## What needs to be done
All records must be quoted exactly. Omit the pictures.
>> BEGIN Records shown
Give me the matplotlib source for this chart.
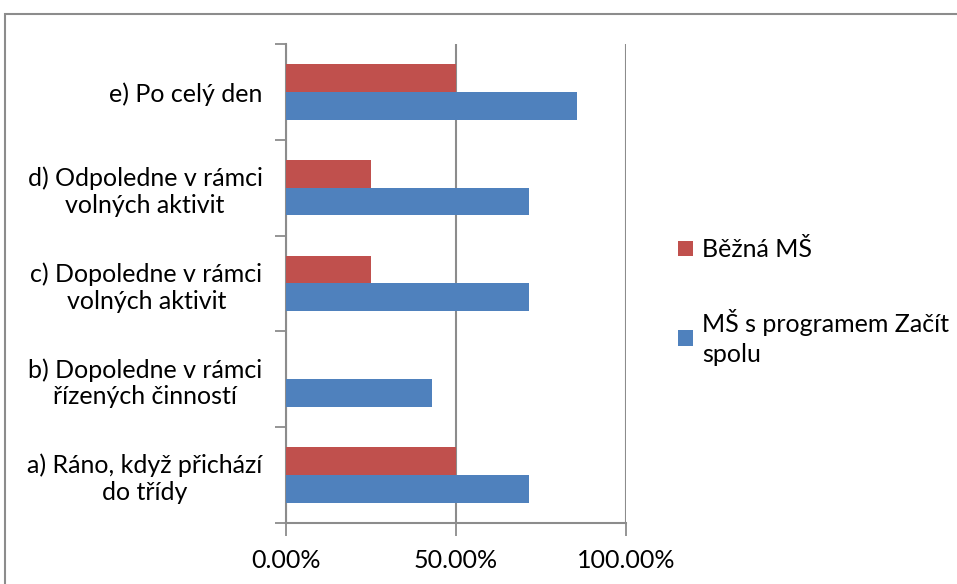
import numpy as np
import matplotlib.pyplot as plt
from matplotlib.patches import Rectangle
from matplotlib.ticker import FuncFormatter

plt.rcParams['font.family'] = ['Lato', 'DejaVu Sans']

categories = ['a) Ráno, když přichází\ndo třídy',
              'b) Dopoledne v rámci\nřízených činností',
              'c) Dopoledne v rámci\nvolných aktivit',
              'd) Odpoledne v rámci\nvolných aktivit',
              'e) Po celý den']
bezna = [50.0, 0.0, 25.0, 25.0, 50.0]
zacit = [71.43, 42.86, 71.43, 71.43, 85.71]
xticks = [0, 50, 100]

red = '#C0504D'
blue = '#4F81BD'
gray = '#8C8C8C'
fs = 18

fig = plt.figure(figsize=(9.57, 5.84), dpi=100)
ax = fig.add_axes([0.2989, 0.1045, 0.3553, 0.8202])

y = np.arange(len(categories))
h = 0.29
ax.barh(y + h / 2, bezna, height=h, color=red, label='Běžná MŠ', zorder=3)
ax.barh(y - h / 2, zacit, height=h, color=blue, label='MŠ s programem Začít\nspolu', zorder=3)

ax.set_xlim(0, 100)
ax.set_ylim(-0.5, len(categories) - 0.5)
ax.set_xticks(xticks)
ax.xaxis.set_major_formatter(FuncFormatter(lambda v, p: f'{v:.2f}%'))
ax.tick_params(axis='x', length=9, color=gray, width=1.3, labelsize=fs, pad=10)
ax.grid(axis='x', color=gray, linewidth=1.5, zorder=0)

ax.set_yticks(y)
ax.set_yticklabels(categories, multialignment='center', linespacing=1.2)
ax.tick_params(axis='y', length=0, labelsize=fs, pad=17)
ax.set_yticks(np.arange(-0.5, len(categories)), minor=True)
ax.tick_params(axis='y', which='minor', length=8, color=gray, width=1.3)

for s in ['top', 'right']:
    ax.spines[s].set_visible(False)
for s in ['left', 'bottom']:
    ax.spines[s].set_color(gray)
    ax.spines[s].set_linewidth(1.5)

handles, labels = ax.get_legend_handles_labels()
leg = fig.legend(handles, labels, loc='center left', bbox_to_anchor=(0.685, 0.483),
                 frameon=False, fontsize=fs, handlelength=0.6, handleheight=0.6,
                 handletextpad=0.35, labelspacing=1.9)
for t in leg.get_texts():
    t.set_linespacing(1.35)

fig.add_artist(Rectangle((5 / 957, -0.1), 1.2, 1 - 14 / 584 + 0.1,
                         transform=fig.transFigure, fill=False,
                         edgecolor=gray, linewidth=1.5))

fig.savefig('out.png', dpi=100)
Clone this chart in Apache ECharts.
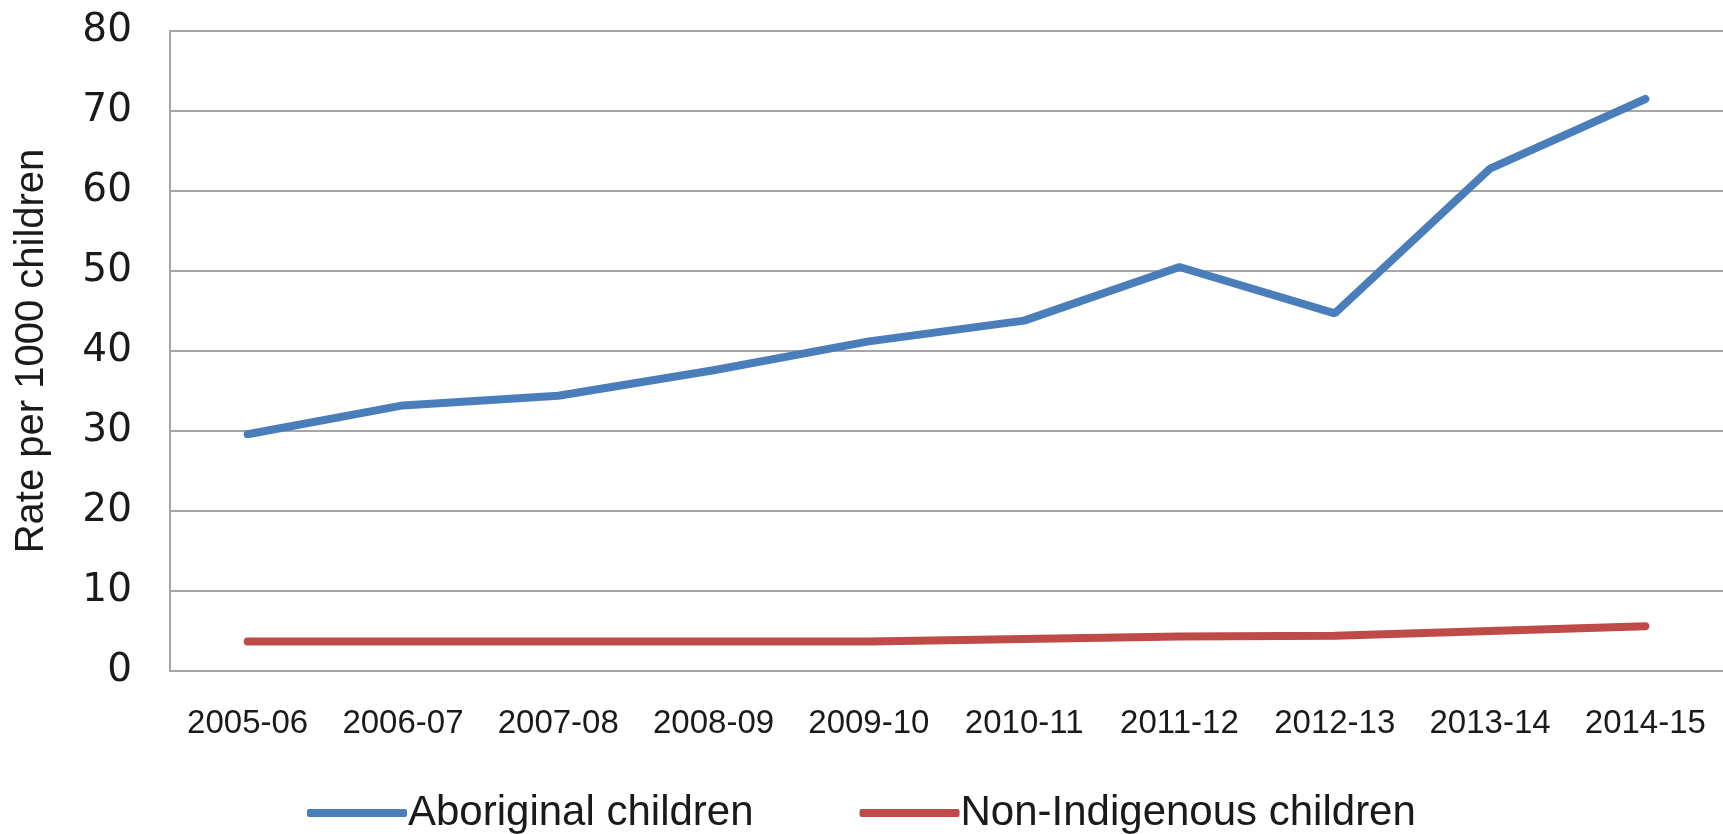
>> END Records shown
## Answer to the task
Give me the matplotlib source for this chart.
import numpy as np
import matplotlib.pyplot as plt
from matplotlib.patches import Rectangle
from matplotlib.ticker import FuncFormatter

plt.rcParams['font.family'] = ['Lato', 'DejaVu Sans']

categories = ['a) Ráno, když přichází\ndo třídy',
              'b) Dopoledne v rámci\nřízených činností',
              'c) Dopoledne v rámci\nvolných aktivit',
              'd) Odpoledne v rámci\nvolných aktivit',
              'e) Po celý den']
bezna = [50.0, 0.0, 25.0, 25.0, 50.0]
zacit = [71.43, 42.86, 71.43, 71.43, 85.71]
xticks = [0, 50, 100]

red = '#C0504D'
blue = '#4F81BD'
gray = '#8C8C8C'
fs = 18

fig = plt.figure(figsize=(9.57, 5.84), dpi=100)
ax = fig.add_axes([0.2989, 0.1045, 0.3553, 0.8202])

y = np.arange(len(categories))
h = 0.29
ax.barh(y + h / 2, bezna, height=h, color=red, label='Běžná MŠ', zorder=3)
ax.barh(y - h / 2, zacit, height=h, color=blue, label='MŠ s programem Začít\nspolu', zorder=3)

ax.set_xlim(0, 100)
ax.set_ylim(-0.5, len(categories) - 0.5)
ax.set_xticks(xticks)
ax.xaxis.set_major_formatter(FuncFormatter(lambda v, p: f'{v:.2f}%'))
ax.tick_params(axis='x', length=9, color=gray, width=1.3, labelsize=fs, pad=10)
ax.grid(axis='x', color=gray, linewidth=1.5, zorder=0)

ax.set_yticks(y)
ax.set_yticklabels(categories, multialignment='center', linespacing=1.2)
ax.tick_params(axis='y', length=0, labelsize=fs, pad=17)
ax.set_yticks(np.arange(-0.5, len(categories)), minor=True)
ax.tick_params(axis='y', which='minor', length=8, color=gray, width=1.3)

for s in ['top', 'right']:
    ax.spines[s].set_visible(False)
for s in ['left', 'bottom']:
    ax.spines[s].set_color(gray)
    ax.spines[s].set_linewidth(1.5)

handles, labels = ax.get_legend_handles_labels()
leg = fig.legend(handles, labels, loc='center left', bbox_to_anchor=(0.685, 0.483),
                 frameon=False, fontsize=fs, handlelength=0.6, handleheight=0.6,
                 handletextpad=0.35, labelspacing=1.9)
for t in leg.get_texts():
    t.set_linespacing(1.35)

fig.add_artist(Rectangle((5 / 957, -0.1), 1.2, 1 - 14 / 584 + 0.1,
                         transform=fig.transFigure, fill=False,
                         edgecolor=gray, linewidth=1.5))

fig.savefig('out.png', dpi=100)
Clone this chart in Apache ECharts.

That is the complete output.